Dio è tale che noi non possiamo amarlo nella misura che a lui conviene, ma, obietta il nostro dialettico: « quomodo sine modo diligemus, quem cum modo diligere non valemus » ( 1867 A ).

In breve, come amare al di là di ogni misura colui che non possiamo amare neppure nella misura conveniente?

Bernardo è caduto nella retorica e ci pone di fronte a un impossibile.

L'accanimento di Berengario su questi particolari, lo ripetiamo, è spiegabile.

Vuole mostrare che Bernardo ha visto la pagliuzza nell'occhio di Abelardo, ma non la trave nel proprio.

San Bernardo può sbagliare come gli altri; dovrebbe quindi moderarsi.

La tesi sarebbe stata sufficiente senza quel torrente di ingiurie.

L'intervento di Berengario è interessante almeno perché ci mostra che, dietro l'umanesimo morale e letterario di san Bernardo, ve ne era un altro, puramente letterario, quello dei pedagoghi delle lettere, nei quali tutto l'equipaggiamento intellettuale sembra ridarsi a una certa conoscenza degli autori antichi e a una conoscenza superficiale della dialettica.

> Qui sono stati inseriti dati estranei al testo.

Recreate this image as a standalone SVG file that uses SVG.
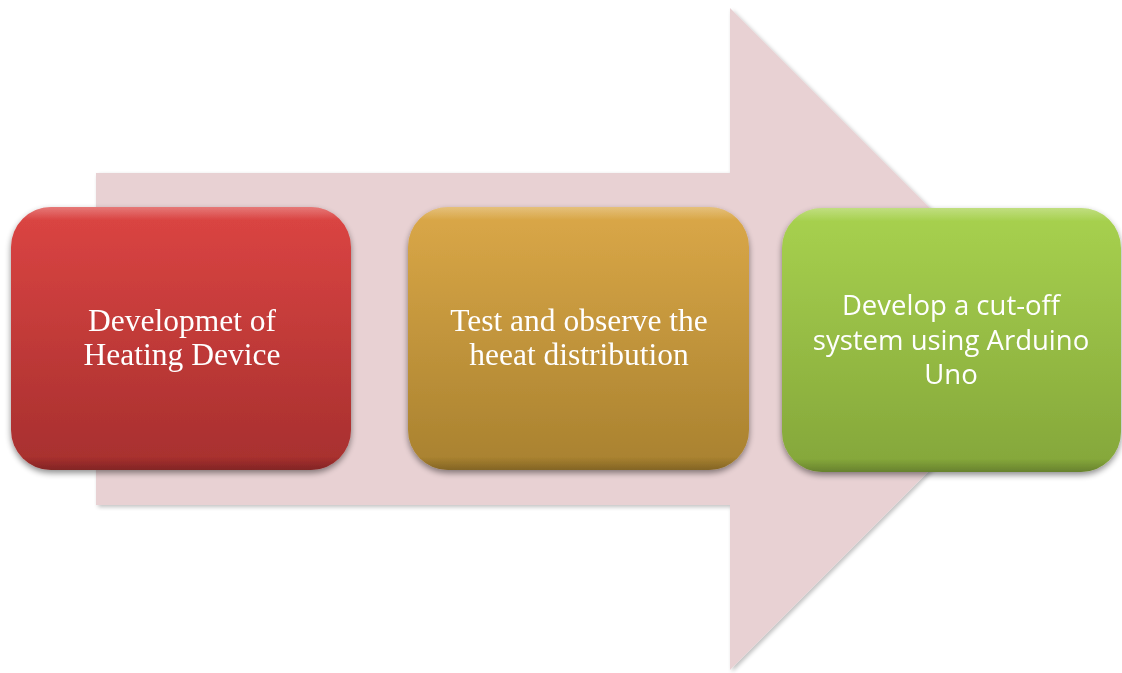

Questi uomini sono ben al di sotto di Abelardo e lo sono ancora di più rispetto a san Bernardo; rappresentano la caricatura del vero umanesimo del XII secolo e, a questo titolo, fanno parte del quadro.

Le scuole sarebbero dei luoghi deliziosi se vi si trovassero solo maestri; vi si incontrano invece anche i sorveglianti.

Indice

1 L'interesse di questo passo è stato messo in luce molto bene da Watkin W. Williams, De diligendo Deo, ed. cit., pp. 3-4. Si troveranno, ibid., p. 5, interessanti osservazioni sul problema se, nel De diligendo Deo, san Bernardo si è opposto intenzionalmente ad Abelardo, in particolare sul problema della redenzione. Così come ho già fatto osservare ( Appendice II, vedo chiaramente una opposizione tra le due dottrine, ma nessun segno di rifiuto, anche indiretto, di Abelardo nel De diligendo Deo. La posizione di Abelardo su questo punto è d'altra parte ben definita solo nel suo commento a san Paolo (1136-1140) che quasi certamente è posteriore al De diligendo Dea (1127-1141). È piuttosto Abelardo che, nel suo Commentario, avrebbe potuto opporsi al De diligendo Deo.